### Listing
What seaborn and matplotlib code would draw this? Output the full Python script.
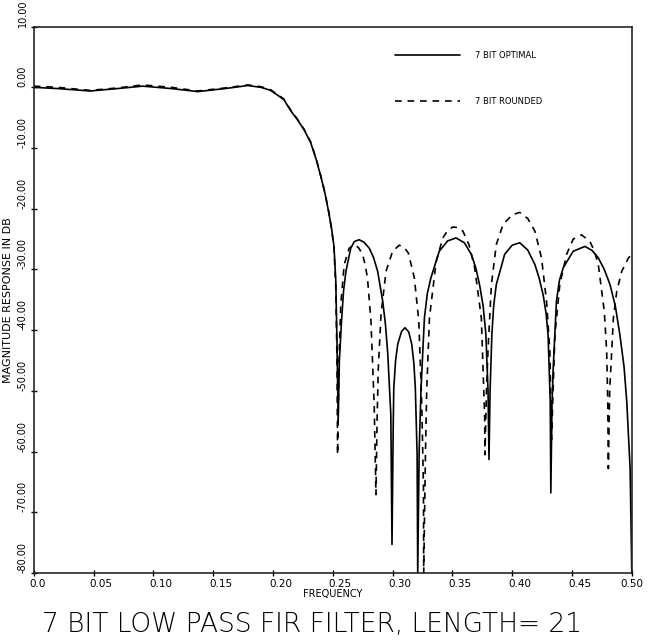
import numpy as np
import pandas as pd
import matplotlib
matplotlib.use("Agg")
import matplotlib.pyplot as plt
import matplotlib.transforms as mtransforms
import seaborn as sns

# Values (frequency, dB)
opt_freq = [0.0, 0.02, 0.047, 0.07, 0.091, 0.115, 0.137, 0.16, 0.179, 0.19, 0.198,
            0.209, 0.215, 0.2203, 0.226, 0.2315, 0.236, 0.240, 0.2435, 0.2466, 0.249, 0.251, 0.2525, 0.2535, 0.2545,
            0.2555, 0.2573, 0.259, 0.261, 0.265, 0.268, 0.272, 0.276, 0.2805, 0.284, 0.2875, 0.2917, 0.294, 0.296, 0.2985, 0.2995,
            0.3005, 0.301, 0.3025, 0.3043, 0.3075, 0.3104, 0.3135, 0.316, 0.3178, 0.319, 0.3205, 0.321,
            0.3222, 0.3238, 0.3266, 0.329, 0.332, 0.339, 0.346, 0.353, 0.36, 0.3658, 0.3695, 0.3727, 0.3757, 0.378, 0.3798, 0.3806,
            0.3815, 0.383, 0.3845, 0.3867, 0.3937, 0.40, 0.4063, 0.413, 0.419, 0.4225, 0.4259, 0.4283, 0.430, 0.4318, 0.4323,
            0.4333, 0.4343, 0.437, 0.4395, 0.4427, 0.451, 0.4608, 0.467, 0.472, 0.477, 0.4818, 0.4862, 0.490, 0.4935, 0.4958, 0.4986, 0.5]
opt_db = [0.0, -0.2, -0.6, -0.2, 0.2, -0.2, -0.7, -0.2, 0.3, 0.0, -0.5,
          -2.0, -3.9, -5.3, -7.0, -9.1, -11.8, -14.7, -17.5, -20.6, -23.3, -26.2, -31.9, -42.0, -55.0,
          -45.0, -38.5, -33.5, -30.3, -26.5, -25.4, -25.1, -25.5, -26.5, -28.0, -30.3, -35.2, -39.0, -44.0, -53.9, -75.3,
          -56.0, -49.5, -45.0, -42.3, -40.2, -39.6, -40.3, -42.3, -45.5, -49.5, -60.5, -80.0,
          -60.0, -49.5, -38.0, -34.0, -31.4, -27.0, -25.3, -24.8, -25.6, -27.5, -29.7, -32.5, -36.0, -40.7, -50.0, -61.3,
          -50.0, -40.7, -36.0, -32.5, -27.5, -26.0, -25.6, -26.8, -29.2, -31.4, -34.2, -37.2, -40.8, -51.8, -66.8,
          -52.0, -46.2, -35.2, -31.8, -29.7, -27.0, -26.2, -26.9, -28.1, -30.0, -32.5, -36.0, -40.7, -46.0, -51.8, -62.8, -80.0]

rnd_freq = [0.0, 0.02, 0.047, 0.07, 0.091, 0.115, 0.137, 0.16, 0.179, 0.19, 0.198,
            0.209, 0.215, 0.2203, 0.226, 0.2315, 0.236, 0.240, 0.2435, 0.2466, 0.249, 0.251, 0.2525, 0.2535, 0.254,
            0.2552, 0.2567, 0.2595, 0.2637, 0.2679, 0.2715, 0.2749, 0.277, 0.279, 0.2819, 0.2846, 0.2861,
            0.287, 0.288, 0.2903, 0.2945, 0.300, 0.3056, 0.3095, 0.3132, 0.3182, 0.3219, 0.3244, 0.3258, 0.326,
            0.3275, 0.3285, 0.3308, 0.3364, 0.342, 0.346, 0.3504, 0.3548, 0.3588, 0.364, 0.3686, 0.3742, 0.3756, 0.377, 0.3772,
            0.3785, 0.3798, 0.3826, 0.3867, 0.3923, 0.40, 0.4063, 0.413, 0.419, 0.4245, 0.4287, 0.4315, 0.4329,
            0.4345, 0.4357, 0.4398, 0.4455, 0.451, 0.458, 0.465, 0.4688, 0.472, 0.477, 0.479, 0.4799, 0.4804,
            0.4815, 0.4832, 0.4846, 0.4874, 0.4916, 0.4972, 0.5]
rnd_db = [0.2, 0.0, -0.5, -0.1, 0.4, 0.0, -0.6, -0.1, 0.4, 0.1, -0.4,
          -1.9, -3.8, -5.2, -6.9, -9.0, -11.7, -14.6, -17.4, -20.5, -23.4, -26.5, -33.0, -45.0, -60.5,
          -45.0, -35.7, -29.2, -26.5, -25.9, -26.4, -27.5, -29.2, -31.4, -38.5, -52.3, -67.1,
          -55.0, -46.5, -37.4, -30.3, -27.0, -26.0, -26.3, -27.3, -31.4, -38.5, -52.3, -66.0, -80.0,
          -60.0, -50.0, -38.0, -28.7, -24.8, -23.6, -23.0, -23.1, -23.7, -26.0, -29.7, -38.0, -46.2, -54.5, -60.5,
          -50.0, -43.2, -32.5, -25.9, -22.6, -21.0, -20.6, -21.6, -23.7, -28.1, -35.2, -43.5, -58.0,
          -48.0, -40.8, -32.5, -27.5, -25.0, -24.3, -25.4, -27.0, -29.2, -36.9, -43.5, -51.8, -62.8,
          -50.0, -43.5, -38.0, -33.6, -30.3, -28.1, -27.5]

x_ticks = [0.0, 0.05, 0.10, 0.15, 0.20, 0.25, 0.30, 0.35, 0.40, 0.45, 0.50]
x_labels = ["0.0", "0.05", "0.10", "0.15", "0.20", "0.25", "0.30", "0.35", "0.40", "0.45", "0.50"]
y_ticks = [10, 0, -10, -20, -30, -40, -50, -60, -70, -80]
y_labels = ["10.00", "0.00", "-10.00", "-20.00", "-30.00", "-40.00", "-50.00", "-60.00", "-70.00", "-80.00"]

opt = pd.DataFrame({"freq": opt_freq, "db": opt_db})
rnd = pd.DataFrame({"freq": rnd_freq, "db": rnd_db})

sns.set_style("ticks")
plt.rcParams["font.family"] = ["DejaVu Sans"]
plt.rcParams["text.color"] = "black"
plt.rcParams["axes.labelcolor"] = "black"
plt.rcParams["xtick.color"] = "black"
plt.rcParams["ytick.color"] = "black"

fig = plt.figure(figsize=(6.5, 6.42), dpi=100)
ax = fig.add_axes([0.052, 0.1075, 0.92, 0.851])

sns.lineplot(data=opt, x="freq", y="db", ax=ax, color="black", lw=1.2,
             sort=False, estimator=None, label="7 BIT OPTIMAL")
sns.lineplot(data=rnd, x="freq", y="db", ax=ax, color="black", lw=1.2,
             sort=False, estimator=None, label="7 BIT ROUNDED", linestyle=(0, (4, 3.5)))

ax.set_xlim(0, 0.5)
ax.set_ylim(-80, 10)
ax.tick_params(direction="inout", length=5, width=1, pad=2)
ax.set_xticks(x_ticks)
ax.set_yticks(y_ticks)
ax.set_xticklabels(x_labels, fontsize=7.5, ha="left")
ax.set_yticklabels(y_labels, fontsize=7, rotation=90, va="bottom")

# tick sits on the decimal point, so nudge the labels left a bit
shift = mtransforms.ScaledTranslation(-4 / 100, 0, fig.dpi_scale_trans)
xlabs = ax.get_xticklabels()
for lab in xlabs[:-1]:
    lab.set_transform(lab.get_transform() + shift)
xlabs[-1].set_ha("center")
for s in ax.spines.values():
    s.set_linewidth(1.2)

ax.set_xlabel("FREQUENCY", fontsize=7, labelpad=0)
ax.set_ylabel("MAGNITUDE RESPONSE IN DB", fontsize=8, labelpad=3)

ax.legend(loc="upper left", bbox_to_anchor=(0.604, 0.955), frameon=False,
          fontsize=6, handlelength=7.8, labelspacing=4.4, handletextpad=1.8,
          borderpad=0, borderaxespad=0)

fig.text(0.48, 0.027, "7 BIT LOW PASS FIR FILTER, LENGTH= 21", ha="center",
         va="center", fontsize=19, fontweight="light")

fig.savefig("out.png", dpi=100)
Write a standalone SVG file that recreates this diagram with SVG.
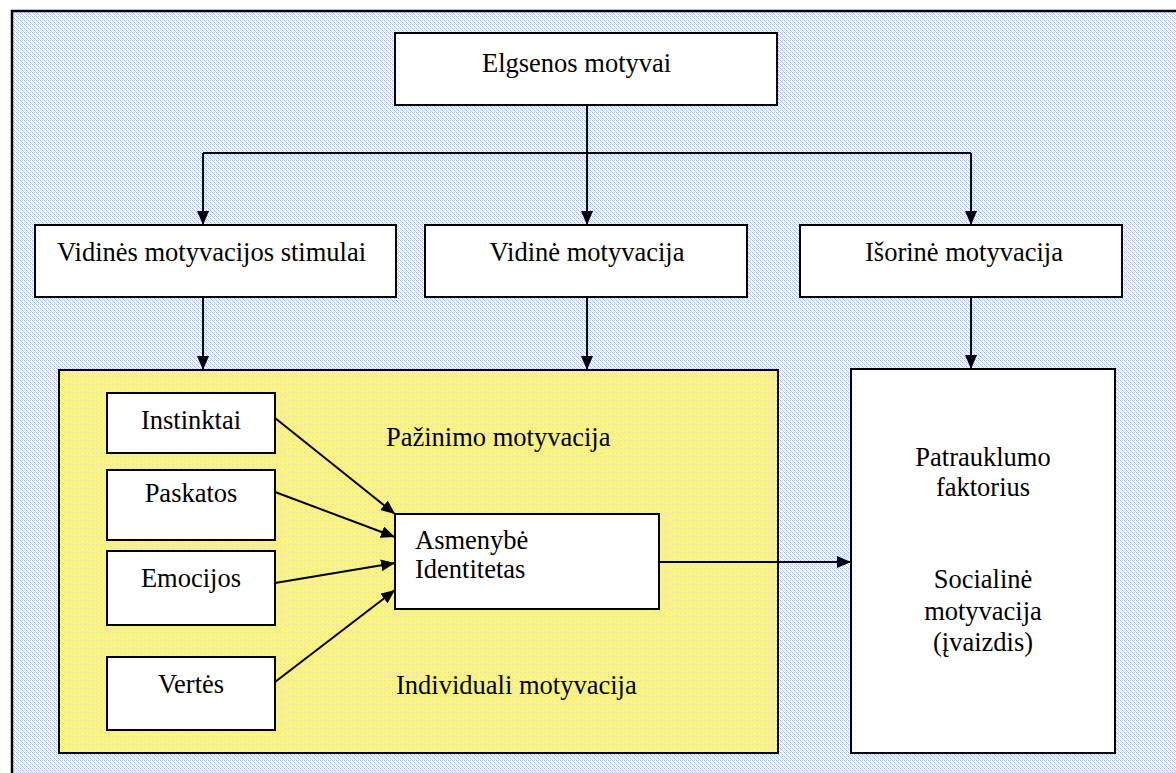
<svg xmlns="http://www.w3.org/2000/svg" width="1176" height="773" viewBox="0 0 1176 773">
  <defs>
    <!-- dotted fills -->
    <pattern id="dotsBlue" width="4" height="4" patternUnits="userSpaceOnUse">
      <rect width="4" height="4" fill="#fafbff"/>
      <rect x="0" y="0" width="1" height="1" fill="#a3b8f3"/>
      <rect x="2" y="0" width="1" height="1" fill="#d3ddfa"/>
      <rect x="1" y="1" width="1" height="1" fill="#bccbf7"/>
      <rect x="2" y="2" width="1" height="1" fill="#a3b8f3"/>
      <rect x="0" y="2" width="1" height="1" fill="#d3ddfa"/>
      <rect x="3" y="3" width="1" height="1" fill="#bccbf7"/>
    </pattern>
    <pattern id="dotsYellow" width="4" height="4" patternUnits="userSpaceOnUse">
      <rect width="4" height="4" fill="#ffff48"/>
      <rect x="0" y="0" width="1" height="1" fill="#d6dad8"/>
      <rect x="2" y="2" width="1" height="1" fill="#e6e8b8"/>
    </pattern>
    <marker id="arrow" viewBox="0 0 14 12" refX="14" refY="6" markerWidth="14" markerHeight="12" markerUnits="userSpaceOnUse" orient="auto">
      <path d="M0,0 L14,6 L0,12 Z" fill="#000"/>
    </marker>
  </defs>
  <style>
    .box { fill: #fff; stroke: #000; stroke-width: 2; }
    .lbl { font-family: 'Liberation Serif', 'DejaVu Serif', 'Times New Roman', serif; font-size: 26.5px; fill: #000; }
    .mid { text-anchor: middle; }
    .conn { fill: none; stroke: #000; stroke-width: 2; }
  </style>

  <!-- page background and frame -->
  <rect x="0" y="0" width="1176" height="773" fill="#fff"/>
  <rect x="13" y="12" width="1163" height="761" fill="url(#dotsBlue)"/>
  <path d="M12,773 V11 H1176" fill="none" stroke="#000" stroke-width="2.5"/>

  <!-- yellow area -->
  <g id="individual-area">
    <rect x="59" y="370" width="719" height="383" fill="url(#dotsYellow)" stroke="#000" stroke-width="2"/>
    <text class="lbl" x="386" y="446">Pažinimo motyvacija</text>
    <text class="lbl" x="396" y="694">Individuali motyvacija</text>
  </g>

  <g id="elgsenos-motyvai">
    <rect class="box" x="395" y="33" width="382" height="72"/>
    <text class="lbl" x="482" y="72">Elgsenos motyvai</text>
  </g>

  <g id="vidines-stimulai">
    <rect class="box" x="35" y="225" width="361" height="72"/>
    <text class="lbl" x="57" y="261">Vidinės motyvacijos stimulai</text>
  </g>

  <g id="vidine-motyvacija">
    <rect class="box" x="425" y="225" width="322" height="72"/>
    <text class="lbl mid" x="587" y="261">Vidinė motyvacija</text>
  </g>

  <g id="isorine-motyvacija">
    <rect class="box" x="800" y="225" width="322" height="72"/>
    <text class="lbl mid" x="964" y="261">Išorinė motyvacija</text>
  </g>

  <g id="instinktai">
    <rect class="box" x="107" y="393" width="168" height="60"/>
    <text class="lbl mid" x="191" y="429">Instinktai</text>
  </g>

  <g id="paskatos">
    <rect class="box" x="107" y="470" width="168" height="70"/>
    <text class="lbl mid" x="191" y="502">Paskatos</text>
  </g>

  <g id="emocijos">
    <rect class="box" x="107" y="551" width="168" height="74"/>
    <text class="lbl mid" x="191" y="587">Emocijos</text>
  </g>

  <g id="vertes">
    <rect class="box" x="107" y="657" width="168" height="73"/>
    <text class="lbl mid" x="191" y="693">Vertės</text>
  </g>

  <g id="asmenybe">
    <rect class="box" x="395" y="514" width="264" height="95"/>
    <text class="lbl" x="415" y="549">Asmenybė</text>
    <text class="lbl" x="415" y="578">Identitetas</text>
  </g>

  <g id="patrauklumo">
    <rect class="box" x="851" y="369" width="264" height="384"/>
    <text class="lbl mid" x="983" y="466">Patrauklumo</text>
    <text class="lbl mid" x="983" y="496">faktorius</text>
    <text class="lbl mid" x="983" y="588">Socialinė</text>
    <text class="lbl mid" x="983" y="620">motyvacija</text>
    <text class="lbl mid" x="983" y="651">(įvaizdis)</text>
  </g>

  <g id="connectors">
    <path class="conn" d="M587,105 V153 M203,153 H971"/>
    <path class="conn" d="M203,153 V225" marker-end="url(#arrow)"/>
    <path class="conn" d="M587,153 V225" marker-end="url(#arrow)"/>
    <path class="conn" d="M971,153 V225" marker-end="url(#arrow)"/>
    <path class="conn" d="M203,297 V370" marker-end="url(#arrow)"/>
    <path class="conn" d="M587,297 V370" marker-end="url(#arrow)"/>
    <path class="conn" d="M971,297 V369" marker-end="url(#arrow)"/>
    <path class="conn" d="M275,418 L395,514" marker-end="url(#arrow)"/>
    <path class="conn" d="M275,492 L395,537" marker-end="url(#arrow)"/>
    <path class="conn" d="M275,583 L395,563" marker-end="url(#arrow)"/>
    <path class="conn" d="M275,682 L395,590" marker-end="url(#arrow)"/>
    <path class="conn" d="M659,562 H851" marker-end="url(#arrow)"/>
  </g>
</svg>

### Given task
From the first line above through the line containing "import seaborn as sns", copy everything exactly, without the pictures.

### Correct answer
What seaborn and matplotlib code would draw this? Output the full Python script.
import numpy as np
import pandas as pd
import matplotlib
matplotlib.use("Agg")
import matplotlib.pyplot as plt
import matplotlib.transforms as mtransforms
import seaborn as sns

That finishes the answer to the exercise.